Tractor serial number is C566284

Unit 8 D13B

Model DX 253 C

Engine 8C21B

Transmission 8B07C

Rear Axel 8A12B 8C07A 8C16A

This is the info he gave me. If anyone can help us out, well that'd be fine, thank you!


----------



## BigT (Sep 15, 2014)

Hello tractorbeam,

That tractor is a Ford 4600 (narrow orchard model). Numbers translate as follows:

Model DX253C
Model - DX2 - Ford 4600, narrow orchard tractor, (1975-1981)
Engine - 5 - Diesel, horizontal exhaust. 
PTO - 3 - Live PTO, 540 rpm
Transmission - 8x2 speed trans (4x1 + hi/lo)

Mfg. Code 8D13B
April 13th, 1978, day shift

Serial Number C566284
C - Made in USA. S/N 566284 is consistent with April 1978 manufacture.
___________________________________

Ebay has a good selection of aftermarket spindles. I saw one for $43 + $13 shipping. Your local Ford/NH dealership will charge much more than that. Good Luck! 

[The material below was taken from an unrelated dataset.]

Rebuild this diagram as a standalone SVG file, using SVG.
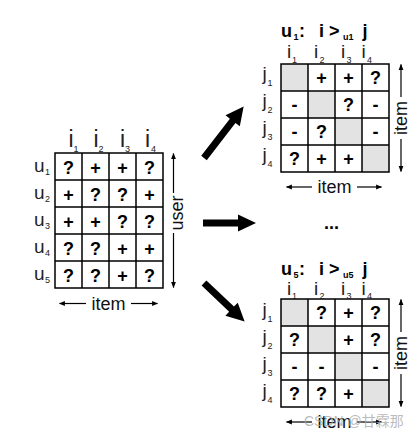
<svg xmlns="http://www.w3.org/2000/svg" width="418" height="437" viewBox="0 0 418 437">
<defs>
<style>
.grid{fill:none;stroke:#000;stroke-width:1.5}
.gray{fill:#e3e3e3}
.c{font-family:"Liberation Sans",Arial,sans-serif;font-weight:bold;font-size:18px;text-anchor:middle;fill:#000}
.lab{font-family:"Liberation Sans",Arial,sans-serif;font-size:19px;fill:#222}
.labt{font-family:"Liberation Sans",Arial,sans-serif;font-size:23px;fill:#222}
.sub{font-family:"Liberation Sans",Arial,sans-serif;font-size:9px;fill:#222}
.ttl{font-family:"Liberation Sans",Arial,sans-serif;font-weight:bold;font-size:18px;fill:#000}
.tsub{font-family:"Liberation Sans",Arial,sans-serif;font-weight:bold;font-size:9px;fill:#000}
.ax{font-family:"Liberation Sans",Arial,sans-serif;font-size:18px;fill:#111;text-anchor:middle}
.aline{stroke:#000;stroke-width:1.2;fill:none;marker-end:url(#ah)}
.big{fill:#000}
.wm{font-family:"Liberation Sans","Noto Sans CJK SC",sans-serif;font-size:14px;fill:#aaa;fill-opacity:0.8}
</style>
<marker id="ah" viewBox="0 0 10 10" refX="9" refY="5" markerWidth="6" markerHeight="6" markerUnits="userSpaceOnUse" orient="auto">
<path d="M0,1 L10,5 L0,9 z" fill="#000"/>
</marker>
</defs>

<!-- Left matrix: user x item -->
<g id="matrix-user-item">
<path class="grid" d="M55,153H163V288H55Z M82,153V288 M109,153V288 M136,153V288 M55,180H163 M55,207H163 M55,234H163 M55,261H163"/>
<g class="c">
<text x="68.5" y="173.5">?</text><text x="95.5" y="173.5">+</text><text x="122.5" y="173.5">+</text><text x="149.5" y="173.5">?</text>
<text x="68.5" y="200.5">+</text><text x="95.5" y="200.5">?</text><text x="122.5" y="200.5">?</text><text x="149.5" y="200.5">+</text>
<text x="68.5" y="227.5">+</text><text x="95.5" y="227.5">+</text><text x="122.5" y="227.5">?</text><text x="149.5" y="227.5">?</text>
<text x="68.5" y="254.5">?</text><text x="95.5" y="254.5">?</text><text x="122.5" y="254.5">+</text><text x="149.5" y="254.5">+</text>
<text x="68.5" y="281.5">?</text><text x="95.5" y="281.5">?</text><text x="122.5" y="281.5">+</text><text x="149.5" y="281.5">?</text>
</g>
<g class="labt">
<text x="68.5" y="147">i</text>
<text x="93.5" y="147">i</text>
<text x="120" y="147">i</text>
<text x="145" y="147">i</text>
</g>
<g class="lab">
<text x="34" y="172">u</text>
<text x="34" y="199">u</text>
<text x="34" y="226">u</text>
<text x="34" y="253">u</text>
<text x="34" y="280">u</text>
</g>
<g class="sub">
<text x="73.5" y="151.5">1</text><text x="98.5" y="151.5">2</text><text x="125" y="151.5">3</text><text x="151" y="151.5">4</text>
<text x="45" y="175">1</text><text x="45" y="202">2</text><text x="45" y="229">3</text><text x="45" y="256">4</text><text x="45" y="283">5</text>
</g>
<text class="ax" transform="translate(183,213) rotate(-90)">user</text>
<path class="aline" d="M173.5,193V153.5"/>
<path class="aline" d="M173.5,233V287.5"/>
<text class="ax" x="108.5" y="310">item</text>
<path class="aline" d="M86,303.5H59.5"/>
<path class="aline" d="M131,303.5H157.5"/>
</g>

<!-- Top right matrix u1 -->
<g id="matrix-u1">
<rect class="gray" x="281" y="64" width="27" height="27"/>
<rect class="gray" x="308" y="91" width="27" height="27"/>
<rect class="gray" x="335" y="118" width="27" height="27"/>
<rect class="gray" x="362" y="145" width="27" height="27"/>
<path class="grid" d="M281,64H389V172H281Z M308,64V172 M335,64V172 M362,64V172 M281,91H389 M281,118H389 M281,145H389"/>
<g class="c">
<text x="321.5" y="84">+</text><text x="348.5" y="84">+</text><text x="375.5" y="84">?</text>
<text x="294.5" y="111">-</text><text x="348.5" y="111">?</text><text x="375.5" y="111">-</text>
<text x="294.5" y="138">-</text><text x="321.5" y="138">?</text><text x="375.5" y="138">-</text>
<text x="294.5" y="165">?</text><text x="321.5" y="165">+</text><text x="348.5" y="165">+</text>
</g>
<text class="ttl" x="281" y="37">u</text><text class="tsub" x="293.5" y="40">1</text><text class="ttl" x="299" y="37">:</text>
<text class="ttl" x="319" y="37">i</text><text class="ttl" x="329" y="37">&gt;</text><text class="tsub" x="343" y="40">u1</text><text class="ttl" x="362.5" y="37">j</text>
<g class="lab">
<text x="287" y="58">i</text>
<text x="314" y="58">i</text>
<text x="341" y="58">i</text>
<text x="361.5" y="58">i</text>
<text x="262.5" y="80">j</text>
<text x="262.5" y="107">j</text>
<text x="262.5" y="134">j</text>
<text x="262.5" y="161">j</text>
</g>
<g class="sub">
<text x="292" y="62.5">1</text><text x="319.5" y="62.5">2</text><text x="346.5" y="62.5">3</text><text x="367" y="62.5">4</text>
<text x="267.5" y="86">1</text><text x="267.5" y="113">2</text><text x="267.5" y="140">3</text><text x="267.5" y="167">4</text>
</g>
<text class="ax" transform="translate(407,118) rotate(-90)">item</text>
<path class="aline" d="M401,97V64.5"/>
<path class="aline" d="M401,139V171.5"/>
<text class="ax" x="334.5" y="193">item</text>
<path class="aline" d="M312,187H286.5"/>
<path class="aline" d="M357,187H381.5"/>
</g>

<text id="ellipsis" class="ttl" x="331.5" y="229" text-anchor="middle" font-size="17">...</text>

<!-- Bottom right matrix u5 -->
<g id="matrix-u5">
<rect class="gray" x="281" y="299" width="27" height="27"/>
<rect class="gray" x="308" y="326" width="27" height="27"/>
<rect class="gray" x="335" y="353" width="27" height="27"/>
<rect class="gray" x="362" y="380" width="27" height="27"/>
<path class="grid" d="M281,299H389V407H281Z M308,299V407 M335,299V407 M362,299V407 M281,326H389 M281,353H389 M281,380H389"/>
<g class="c">
<text x="321.5" y="319">?</text><text x="348.5" y="319">+</text><text x="375.5" y="319">?</text>
<text x="294.5" y="346">?</text><text x="348.5" y="346">+</text><text x="375.5" y="346">?</text>
<text x="294.5" y="373">-</text><text x="321.5" y="373">-</text><text x="375.5" y="373">-</text>
<text x="294.5" y="400">?</text><text x="321.5" y="400">?</text><text x="348.5" y="400">+</text>
</g>
<text class="ttl" x="281" y="275">u</text><text class="tsub" x="293.5" y="278">5</text><text class="ttl" x="299" y="275">:</text>
<text class="ttl" x="319" y="275">i</text><text class="ttl" x="329" y="275">&gt;</text><text class="tsub" x="343" y="278">u5</text><text class="ttl" x="362.5" y="275">j</text>
<g class="lab">
<text x="287" y="295">i</text>
<text x="314" y="295">i</text>
<text x="341" y="295">i</text>
<text x="361.5" y="295">i</text>
<text x="262.5" y="316">j</text>
<text x="262.5" y="343">j</text>
<text x="262.5" y="370">j</text>
<text x="262.5" y="397">j</text>
</g>
<g class="sub">
<text x="292" y="299">1</text><text x="319.5" y="299">2</text><text x="346.5" y="299">3</text><text x="367" y="299">4</text>
<text x="267.5" y="322">1</text><text x="267.5" y="349">2</text><text x="267.5" y="376">3</text><text x="267.5" y="403">4</text>
</g>
<text class="ax" transform="translate(407,353) rotate(-90)">item</text>
<path class="aline" d="M401,332V299.5"/>
<path class="aline" d="M401,374V406.5"/>
<text class="ax" x="334.5" y="428">item</text>
<path class="aline" d="M312,422H286.5"/>
<path class="aline" d="M357,422H381.5"/>
</g>

<!-- Big arrows -->
<g id="connectors">
<g transform="translate(204,158) rotate(-52.4)"><path class="big" d="M0,-3.5H47V-9L65,0L47,9V3.5H0Z"/></g>
<g transform="translate(203,223) rotate(0)"><path class="big" d="M0,-3.5H35V-8.5L53,0L35,8.5V3.5H0Z"/></g>
<g transform="translate(204,283) rotate(43.5)"><path class="big" d="M0,-3.5H38V-9L56,0L38,9V3.5H0Z"/></g>
</g>

<text class="wm" x="304" y="426">CSDN @甘霖那</text>
</svg>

__________________________


----------



## BigT (Sep 15, 2014)

Tractorbeam,

A word of caution regarding aftermarket spindles. I have read that some guys have had problems with dimensions (quality control) whereby bushings/bearings didn't fit. If you choose to go the aftermarket route, caliper & compare to your old spindle to the new one to be sure it will fit before installing. Might save you a headache...


----------



## BigT (Sep 15, 2014)

tractor beam,

Since your boss's tractor is a 4600 narrow orchard model, it may be known as a 4600-O or a 4600-NO model. My guess is that the spindles are different from a regular 4600 model. Consult you New Holland dealership to get the part number before shopping the internet.


----------



## HarveyW (Sep 15, 2014)

Orchard models are usually about 12" narrower, and often have shorter spindles to lower the center of gravity, so you don't tip over on a sidehill.


----------